The loss by the Trojans (11-2) could open the way for Ohio State (11-1) to take their spot in the playoffs. USC is fourth in the CFP rankings, the Buckeyes are one step behind.

Ohio State had to be Utah’s biggest fan. The Buckeyes move up in playoff consideration, with 12-0 Michigan at No. 2 with the Big Ten championship game on Saturday, that would give the Big Ten conference two playoff teams for the first time. It also would extend the Pac-12′s playoff drought — Washington in 2017 is the last team from that conference to make the playoffs.

Utah (10-3) is heading to the Rose Bowl, but the Utes already were going there regardless of the outcome of the title game. They are responsible for USC’s only losses, having edged the Trojans 43-42 on Oct. 15 in Salt Lake City.

The Utes rolled up 533 yards of offense in the rematch, and Cam Rising passed for 310 yards and three touchdowns.

Williams threw for 363 yards and three TDs. He entered the game as the leading Heisman Trophy candidate, but wasn’t the same after getting injured in the first quarter.

The Trojans looked as if they were going to run away with the game, taking a 17-3 lead early in the second quarter behind some stellar play by Williams.

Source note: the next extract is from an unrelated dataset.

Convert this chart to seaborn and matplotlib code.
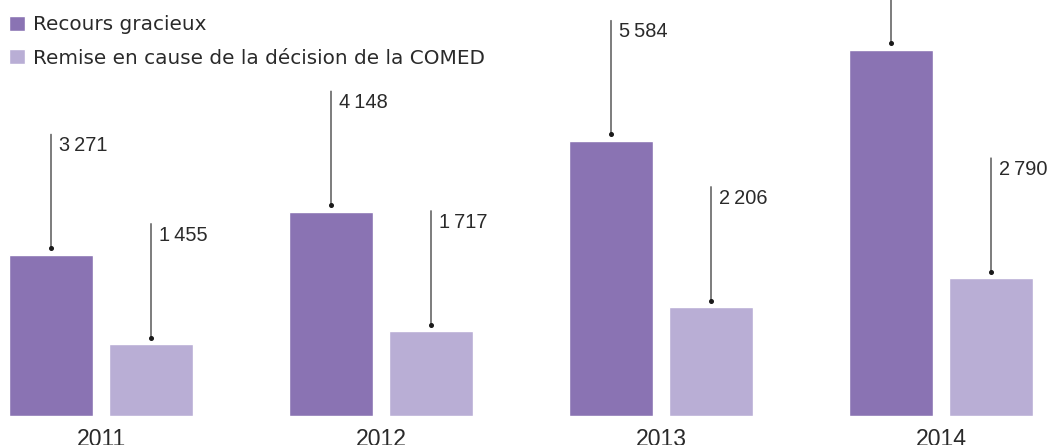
import numpy as np
import pandas as pd
import matplotlib
matplotlib.use("Agg")
import matplotlib.pyplot as plt
import matplotlib.transforms as mtransforms
import seaborn as sns

# ---- data ----
years = ["2011", "2012", "2013", "2014"]
series_names = ["Recours gracieux", "Remise en cause de la décision de la COMED"]
recours_gracieux = [3271, 4148, 5584, 7440]
remise_en_cause = [1455, 1717, 2206, 2790]
colors = ["#8a73b3", "#b9aed5"]

df = pd.DataFrame({
    "year": years * 2,
    "series": [series_names[0]] * 4 + [series_names[1]] * 4,
    "value": recours_gracieux + remise_en_cause,
})

sns.set_theme(style="white")
plt.rcParams["font.family"] = ["Liberation Sans", "DejaVu Sans"]
text_color = "#2a2a2a"

W, H = 1053, 445
fig = plt.figure(figsize=(W / 100, H / 100), dpi=100)
base_px = 415.7
ax = fig.add_axes([0, (H - base_px) / H, 1, base_px / H])

sns.barplot(data=df, x="year", y="value", hue="series", palette=colors,
            saturation=1, width=200 / 280, gap=0.16, ax=ax, errorbar=None)

ax.set_xlim(-101 / 280, (W - 101) / 280)
ax.set_ylim(0, base_px / 0.0492)
for s in ax.spines.values():
    s.set_visible(False)
ax.set_yticks([])
ax.set_xlabel("")
ax.set_ylabel("")
ax.tick_params(axis="x", length=0, pad=8.6, labelsize=16.6, labelcolor=text_color)

# value annotations: vertical leader line with a dot above each bar
dot_off = mtransforms.offset_copy(ax.transData, fig=fig, x=0, y=6.5, units="dots")
for cont in ax.containers:
    for bar in cont:
        x = bar.get_x() + bar.get_width() / 2
        h = bar.get_height()
        ax.annotate("", xy=(x, h), xytext=(0, 120.5), textcoords="offset pixels",
                    arrowprops=dict(arrowstyle="-", color="#1a1a1a", lw=0.8,
                                    shrinkA=0, shrinkB=6.5 * 72 / 100))
        ax.plot([x], [h], "o", ms=2.6, color="#1a1a1a", transform=dot_off,
                clip_on=False)
        label = f"{int(h):,}".replace(",", "\u2009")
        ax.annotate(label, xy=(x, h), xytext=(8, 118.5), textcoords="offset pixels",
                    ha="left", va="top", fontsize=14.4, color=text_color,
                    annotation_clip=False)

sns.move_legend(ax, "upper left", bbox_to_anchor=(9 / W, 1 - 15.5 / H),
                bbox_transform=fig.transFigure, title="", frameon=False,
                prop={"family": ["DejaVu Sans"], "size": 14.4},
                handlelength=0.78, handleheight=0.78,
                handletextpad=0.4, labelspacing=0.72, borderpad=0,
                borderaxespad=0, labelcolor=text_color)

fig.savefig("out.png", dpi=100)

He appeared to hurt his left knee or leg in the first quarter on a 59-yard run in which he took a big hit at the end, and he suffered a bad cut on the pinky finger of his throwing hand. He spent most of the game limping, and wasn’t the same after a sterling first quarter in which the Trojans outgained Utah in total yards 194-70, and Williams had both touchdown passes.

After USC failed to pick up a fourth-and-8 from Utah’s 37-yard line, the Utes scored two touchdowns in the final 3:55 of the first half, and suddenly the game was tied at 17. Instead of a rout, the game was beginning to look like the shootout the Utes won in October.

The game took on that tone at times in the second half, but USC had no answer for how to slow down Utah, which outscored the Trojans 44-7 in overcoming that two-touchdown deficit.

ATTENDANCE RECORD

A announced sellout crowd of 61,195 made this the largest for a neutral-site Pac-12 Championship. It beat the previous record of 58,476 fans. who watched Southern California-Stanford in Santa Clara, California, in 2015.